Friday, July 27, 2012

General Bragg’s present reputation

In a biographical note on page 372 of Jefferson Davis and his generals (published 1990), Steven Woodworth writes "Biographies of individual generals have proved far more useful, and several are worth of mention. Grady McWhiney's Braxton Bragg and Confederate Defeat (New York: Colombian University Press, 1969) corrects many of the more outrageous denunciations of Bragg but unfortunately carries Bragg's story only as far as Murfreesboro."

In the introduction to Braxton Bragg and Confederate Defeat, Volume II (published 1991), Judith Lee Hallock writes, "Recently, Richard M. McMurry published a book of essays explaining why the eastern armies of the Confederacy have received more attention than those of the West.

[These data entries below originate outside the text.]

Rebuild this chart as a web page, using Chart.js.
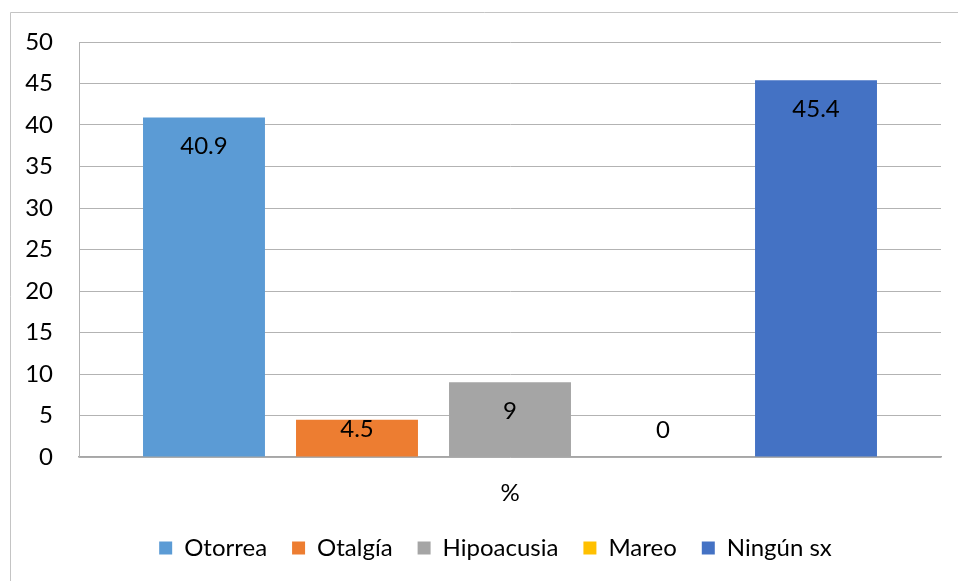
<!DOCTYPE html>
<html lang="es">
<head>
  <meta charset="utf-8">
  <script src="https://cdn.jsdelivr.net/npm/chart.js"></script>
  <style>
    body { margin: 0; background: #fff; }
    #wrap { width: 958px; height: 581px; position: relative; }
  </style>
</head>
<body>
  <div id="wrap">
    <canvas id="chartSx"></canvas>
  </div>

<script>
  // datos del gráfico
  var categorias = ["%"];
  var series = ["Otorrea", "Otalgía", "Hipoacusia", "Mareo", "Ningún sx"];
  var valores = [40.9, 4.5, 9, 0, 45.4];
  var colores = ["#5B9BD5", "#ED7D31", "#A5A5A5", "#FFC000", "#4472C4"];

  var fuente = "Lato, 'Open Sans', sans-serif";

  // marco exterior (solo arriba e izquierda, como en la imagen)
  var marco = {
    id: 'marco',
    afterLayout: function (chart) {
      // la leyenda va algo desplazada a la derecha
      if (chart.legend) chart.legend.left += 50;
    },
    beforeDraw: function (chart) {
      var c = chart.ctx;
      c.save();
      c.fillStyle = '#fff';
      c.fillRect(0, 0, chart.width, chart.height);
      c.strokeStyle = '#c4c4c4';
      c.lineWidth = 1;
      c.beginPath();
      c.moveTo(10.5, chart.height);
      c.lineTo(10.5, 12.5);
      c.lineTo(chart.width, 12.5);
      c.stroke();
      c.restore();
    }
  };

  // etiquetas de valor dentro del extremo de la barra
  var etiquetas = {
    id: 'etiquetas',
    afterDatasetsDraw: function (chart) {
      var c = chart.ctx;
      c.save();
      c.font = '24px ' + fuente;
      c.fillStyle = '#000';
      c.textAlign = 'center';
      c.textBaseline = 'middle';
      chart.data.datasets.forEach(function (ds, i) {
        chart.getDatasetMeta(i).data.forEach(function (bar, j) {
          var y = Math.min(bar.y + 29, bar.base - 27);
          c.fillText(String(ds.data[j]), bar.x, y);
        });
      });
      c.restore();
    }
  };

  var ctx = document.getElementById("chartSx").getContext("2d");
  var config = {
    type: 'bar',
    data: {
      labels: categorias,
      datasets: series.map(function (nombre, i) {
        return {
          label: nombre,
          data: [valores[i]],
          backgroundColor: colores[i],
          borderWidth: 0,
          categoryPercentage: 0.8875,
          barPercentage: 0.797
        };
      })
    },
    options: {
      responsive: true,
      maintainAspectRatio: false,
      animation: false,
      layout: { padding: { left: 0, top: 42, right: 17, bottom: 11 } },
      plugins: {
        tooltip: { enabled: false },
        legend: {
          position: 'bottom',
          labels: {
            font: { family: fuente, size: 24 },
            color: '#000',
            boxWidth: 13,
            boxHeight: 13,
            padding: 25
          }
        }
      },
      scales: {
        x: {
          grid: { display: false },
          border: { color: '#a6a6a6', width: 1.5 },
          ticks: { font: { family: fuente, size: 24 }, color: '#000', padding: 14 },
          afterFit: function (s) { s.height = 54; }
        },
        y: {
          min: 0,
          max: 50,
          ticks: { stepSize: 5, font: { family: fuente, size: 24 }, color: '#000', padding: 26 },
          grid: { color: '#b3b3b3', drawTicks: false },
          border: { color: '#b3b3b3' },
          afterFit: function (s) { s.width = 79; }
        }
      }
    },
    plugins: [marco, etiquetas]
  };

  var grafico = new Chart(ctx, config);
</script>
</body>
</html>
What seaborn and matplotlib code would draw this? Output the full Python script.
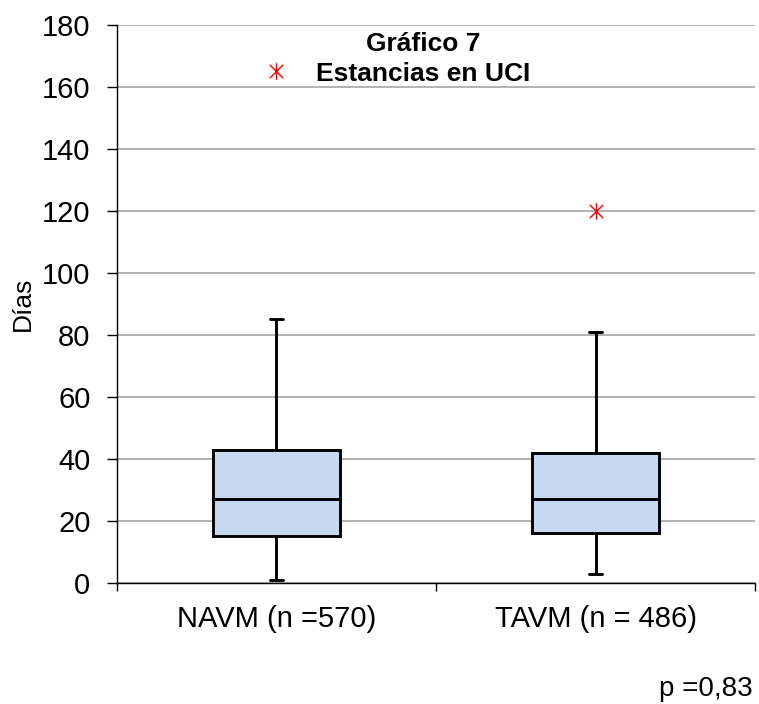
import numpy as np
import pandas as pd
import matplotlib
matplotlib.use('Agg')
import matplotlib.pyplot as plt
import seaborn as sns
from matplotlib.path import Path
from matplotlib.ticker import FixedLocator

# Datos (dias de estancia en UCI)
grupos = ['NAVM (n =570)', 'TAVM (n = 486)']
bigote_inf = [1, 3]
q1 = [15, 16]
mediana = [27, 27]
q3 = [43, 42]
bigote_sup = [85, 81]
atipicos = [165, 120]

y_ticks = list(range(0, 181, 20))

sns.set_style('white')
plt.rcParams['font.family'] = ['Liberation Sans', 'DejaVu Sans']
plt.rcParams['text.color'] = 'black'
plt.rcParams['axes.labelcolor'] = 'black'
plt.rcParams['xtick.color'] = 'black'
plt.rcParams['ytick.color'] = 'black'

# resumen de cinco numeros por grupo -> seaborn calcula la caja
filas = []
for i, g in enumerate(grupos):
    for v in [bigote_inf[i], q1[i], mediana[i], q3[i], bigote_sup[i]]:
        filas.append({'grupo': g, 'dias': v})
df = pd.DataFrame(filas)
df_out = pd.DataFrame({'grupo': grupos, 'dias': atipicos})

# marcador tipo Excel: aspa con linea vertical
M, L = Path.MOVETO, Path.LINETO
estrella = Path([(-1, -1), (1, 1), (-1, 1), (1, -1), (0, -1.25), (0, 1.25)],
                [M, L, M, L, M, L])

fig = plt.figure(figsize=(7.59, 7.04), dpi=100)
ax = fig.add_axes([0.154, 0.172, 0.841, 0.7925])

sns.boxplot(data=df, x='grupo', y='dias', order=grupos, whis=(0, 100),
            width=0.4, color='#c6d9f0', saturation=1, linecolor='black',
            linewidth=2.1, showfliers=False, capwidths=0.04, ax=ax)
sns.stripplot(data=df_out, x='grupo', y='dias', order=grupos, jitter=False,
              marker=estrella, color='red', edgecolor='red', size=12,
              linewidth=1.0, ax=ax)

ax.set_xlim(-0.5, 1.5)
ax.set_ylim(0, 180)
ax.set_yticks(y_ticks)
ax.set_axisbelow(True)
ax.yaxis.grid(True, color='#a6a6a6', linewidth=1.2)
ax.xaxis.grid(False)

for s in ['top', 'right']:
    ax.spines[s].set_visible(False)
for s in ['left', 'bottom']:
    ax.spines[s].set_color('black')
    ax.spines[s].set_linewidth(1.0)

ax.tick_params(axis='y', direction='out', length=7, width=1,
               labelsize=21, pad=12, left=True)
ax.tick_params(axis='x', which='major', length=0, labelsize=21, pad=16)
ax.xaxis.set_minor_locator(FixedLocator([-0.5, 0.5, 1.5]))
ax.tick_params(axis='x', which='minor', direction='out', length=6, width=1,
               bottom=True)

ax.set_xlabel('')
ax.set_ylabel('Días', fontsize=19, labelpad=5)

fig.text(0.557, 0.955, 'Gráfico 7\nEstancias en UCI', ha='center', va='top',
         fontsize=19, fontweight='bold', linespacing=1.35)
fig.text(0.992, 0.003, 'p =0,83', ha='right', va='bottom', fontsize=20)

fig.savefig('out.png', dpi=100)
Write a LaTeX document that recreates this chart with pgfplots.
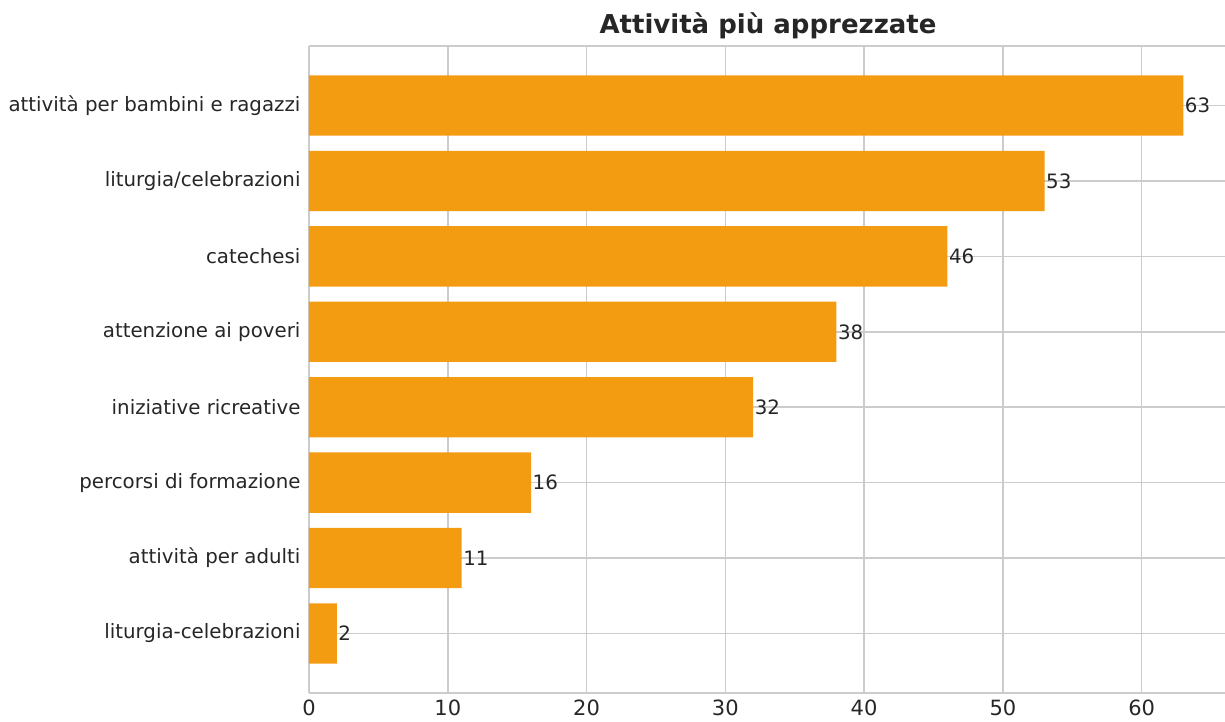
\documentclass[border=0pt]{standalone}
\usepackage{pgfplots}
\pgfplotsset{compat=1.18}
\usepackage{fontspec}
\setmainfont{DejaVu Sans}

\definecolor{barorange}{RGB}{243,156,18}
\definecolor{gridgray}{RGB}{204,204,204}
\definecolor{textgray}{RGB}{38,38,38}

\begin{document}
\begin{tikzpicture}
\begin{axis}[
  at={(0,0)}, anchor=south west,
  scale only axis,
  width=918pt, height=647pt,
  xmin=0, xmax=66.15,
  ymin=-0.79, ymax=7.79,
  y dir=reverse,
  axis x line*=box, axis y line*=left,
  axis line style={gridgray, line width=1.6pt},
  xmajorgrids, ymajorgrids,
  grid style={gridgray, line width=1.5pt},
  xtick={0,10,20,30,40,50,60},
  ytick={0,1,2,3,4,5,6,7},
  yticklabels={attività per bambini e ragazzi,liturgia/celebrazioni,catechesi,attenzione ai poveri,iniziative ricreative,percorsi di formazione,attività per adulti,liturgia-celebrazioni},
  major tick length=0pt,
  tick style={draw=none},
  /pgf/number format/assume math mode=true,
  xticklabel style={font=\fontsize{21}{24}\selectfont, text=textgray, yshift=-3pt},
  yticklabel style={font=\fontsize{19.8}{22}\selectfont, text=textgray, xshift=-5pt},
  title={\textbf{Attività più apprezzate}},
  title style={font=\fontsize{26}{30}\selectfont, text=textgray, yshift=-2pt},
  nodes near coords,
  nodes near coords style={font=\fontsize{19.8}{22}\selectfont, text=textgray, anchor=west, inner sep=1.5pt},
  point meta=explicit symbolic,
]
\addplot[xbar, bar width=0.8, fill=barorange, draw=none]
table[meta=label] {
x y label
63 0 63
53 1 53
46 2 46
38 3 38
32 4 32
16 5 16
11 6 11
2 7 2
};
\end{axis}
\pgfresetboundingbox
\path (-309pt,-28pt) rectangle (916pt,693pt);
\end{tikzpicture}
\end{document}
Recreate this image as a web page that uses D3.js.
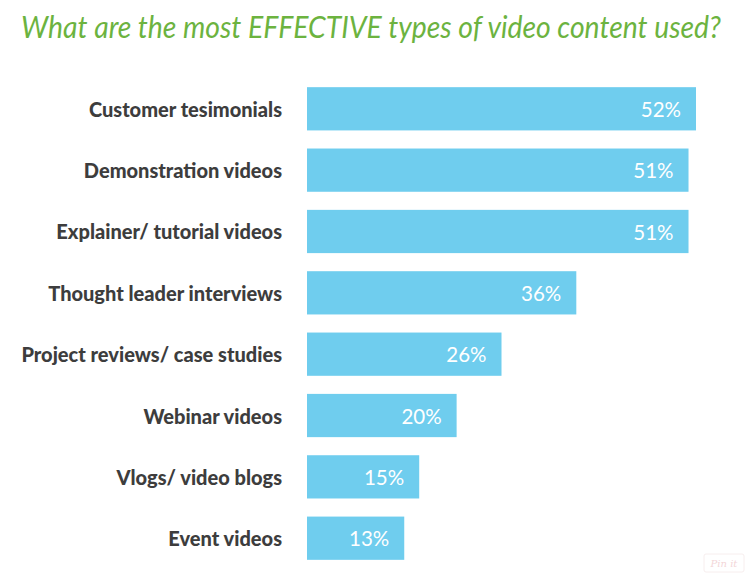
<!DOCTYPE html>
<html>
<head>
<meta charset="utf-8">
<script src="https://cdn.jsdelivr.net/npm/d3@7"></script>
<style>
  body { margin: 0; background: #fff; }
</style>
</head>
<body>
<script>
var categories = ["Customer tesimonials", "Demonstration videos", "Explainer/ tutorial videos",
    "Thought leader interviews", "Project reviews/ case studies", "Webinar videos",
    "Vlogs/ video blogs", "Event videos"];
var values = [52, 51, 51, 36, 26, 20, 15, 13];
var title = "What are the most EFFECTIVE types of video content used?";

var width = 746,
    height = 573;

var svg = d3.select("body").append("svg")
    .attr("width", width)
    .attr("height", height);

// title is a condensed italic face in the original, squeeze Lato horizontally to fit
var titleText = svg.append("text")
    .attr("x", 0)
    .attr("y", 0)
    .attr("font-family", "Lato, sans-serif")
    .attr("font-style", "italic")
    .attr("font-size", 31)
    .attr("fill", "#6cb33f")
    .text(title);
var natural = titleText.node().getComputedTextLength();
titleText.attr("transform", "translate(21,38) scale(" + (700 / natural) + ",1)");

var x = d3.scaleLinear()
    .domain([0, 52])
    .range([307, 696]);

var y = d3.scaleBand()
    .domain(categories)
    .range([70, 577])
    .paddingInner(0.295)
    .paddingOuter(0.28);

var rows = svg.selectAll("g.row")
    .data(categories)
    .enter().append("g")
    .attr("class", "row");

rows.append("rect")
    .attr("x", x(0))
    .attr("y", function(d) { return y(d); })
    .attr("width", function(d, i) { return x(values[i]) - x(0); })
    .attr("height", y.bandwidth())
    .attr("fill", "#6fcdee");

rows.append("text")
    .attr("x", 282)
    .attr("y", function(d) { return y(d) + y.bandwidth() / 2 + 1; })
    .attr("dy", "0.35em")
    .attr("text-anchor", "end")
    .attr("font-family", "Lato, sans-serif")
    .attr("font-weight", 900)
    .attr("font-size", 20)
    .attr("fill", "#3d3d3d")
    .text(function(d) { return d; });

rows.append("text")
    .attr("x", function(d, i) { return x(values[i]) - 15; })
    .attr("y", function(d) { return y(d) + y.bandwidth() / 2 + 1; })
    .attr("dy", "0.35em")
    .attr("text-anchor", "end")
    .attr("font-family", "Lato, sans-serif")
    .attr("font-size", 20.5)
    .attr("fill", "#fff")
    .text(function(d, i) { return values[i] + "%"; });

// faint "Pin it" badge bottom right
svg.append("rect")
    .attr("x", 704).attr("y", 554)
    .attr("width", 40).attr("height", 18)
    .attr("rx", 2)
    .attr("fill", "none")
    .attr("stroke", "#f7eeee");
svg.append("text")
    .attr("x", 724).attr("y", 567)
    .attr("text-anchor", "middle")
    .attr("font-family", "DejaVu Serif, serif")
    .attr("font-style", "italic")
    .attr("font-size", 10)
    .attr("fill", "#f3d6d8")
    .text("Pin it");
</script>
</body>
</html>
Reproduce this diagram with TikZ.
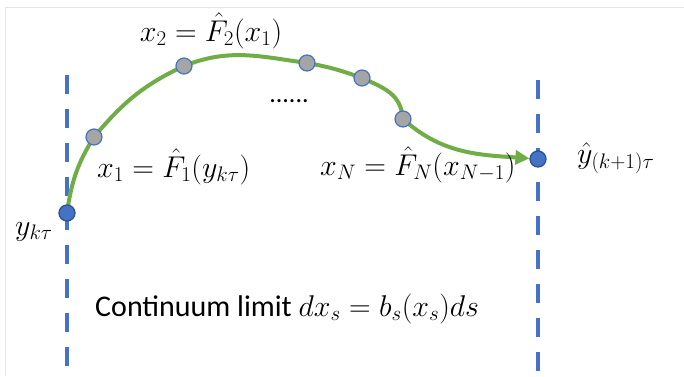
\RequirePackage{fix-cm}
\documentclass[tikz,border=0pt]{standalone}
\usepackage{amsmath}
\usepackage{fontspec}
\newfontfamily\calibri{Carlito}
\usetikzlibrary{arrows.meta,backgrounds}
\definecolor{cgreen}{HTML}{70AD47}
\definecolor{cblue}{HTML}{4472C4}
\definecolor{cdblue}{HTML}{2F528F}
\definecolor{cgray}{HTML}{A5A5A5}
\definecolor{cframe}{HTML}{E6E6E6}
\tikzset{
  vdash/.style={draw=cblue,line width=4pt,dash pattern=on 19pt off 15pt},
  endpt/.style={circle,fill=cblue,draw=cdblue,line width=1.3pt,minimum size=16pt,inner sep=0pt},
  midpt/.style={circle,fill=cgray,draw=cblue,line width=1.2pt,minimum size=16pt,inner sep=0pt},
  flow/.style={draw=cgreen,line width=4pt},
  lab/.style={inner sep=0pt,font=\fontsize{30}{36}\selectfont},
  txt/.style={inner sep=0pt,font=\calibri\fontsize{30}{36}\selectfont}
}
\begin{document}
\begin{tikzpicture}[x=1pt,y=1pt]
\useasboundingbox (0,0) rectangle (684,376);
% faint frame
\draw[cframe,line width=1pt] (5,0) -- (5,369) -- (684,369);
% dashed line ends
\coordinate (L1) at (67,301);
\coordinate (L2) at (67,0);
\coordinate (R1) at (538,296);
\coordinate (R2) at (538,0);
% points
\node[endpt] (y0) at (67,163) {};
\node[midpt] (p1) at (94,239) {};
\node[midpt] (p2) at (184,310) {};
\node[midpt] (p3) at (307,313) {};
\node[midpt] (p4) at (362,298) {};
\node[midpt] (p5) at (403,257) {};
\node[endpt] (yend) at (538,217) {};
\begin{pgfonlayer}{background}
\draw[vdash] (L1) -- (L2);
\draw[vdash] (R1) -- (R2);
\draw[flow] (y0.center) to[out=82,in=238] (p1.center)
  to[out=50,in=205] (p2.center)
  to[out=22,in=172] (p3.center)
  to[out=-10,in=160] (p4.center)
  to[out=-24,in=95,looseness=1.1] (p5.center);
\draw[flow,-{Triangle[length=14pt,width=14pt]}] (p5.center) to[out=-42,in=176] (yend);
\end{pgfonlayer}
% labels
\node[lab,anchor=base] (t2) at (211,335) {$x_2=\hat{F}_2(x_1)$};
\node[lab,anchor=base west] (t1) at (97,199) {$x_1=\hat{F}_1(y_{k\tau})$};
\node[lab,anchor=base west] (tN) at (320,201) {$x_N=\hat{F}_N(x_{N-1})$};
\node[lab,anchor=base west] (ty) at (577,213) {$\hat{y}_{(k+1)\tau}$};
\node[lab,anchor=base west] (t0) at (15,141) {$y_{k\tau}$};
\node[txt,anchor=base,font=\calibri\fontsize{26}{30}\selectfont] (dots) at (289,274) {......};
\node[txt,anchor=base west] (cl) at (95,60) {Continuum limit {\fontsize{30}{36}\selectfont$dx_s=b_s(x_s)ds$}};
\end{tikzpicture}
\end{document}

One of the reasons, he contended, is that the western armies simply did not have charismatic generals, and he used Braxton Bragg's biographer to support his point. '[Grady] McWhiney found his subject so nauseous that he abandoned the project after completing only the first of a projected two volumes,' McMurry wrote. 'At last report he had turned the disgusting Bragg over to a graduate student.'

"I [Judith Lee Hallock tells us] was that graduate student."

I am as prone to abandoning projects which become nauseous as McWhiney but I am intrigued by Hallock's implied intent, i.e., to make Bragg less nauseous; so perhaps I'll continue on for awhile.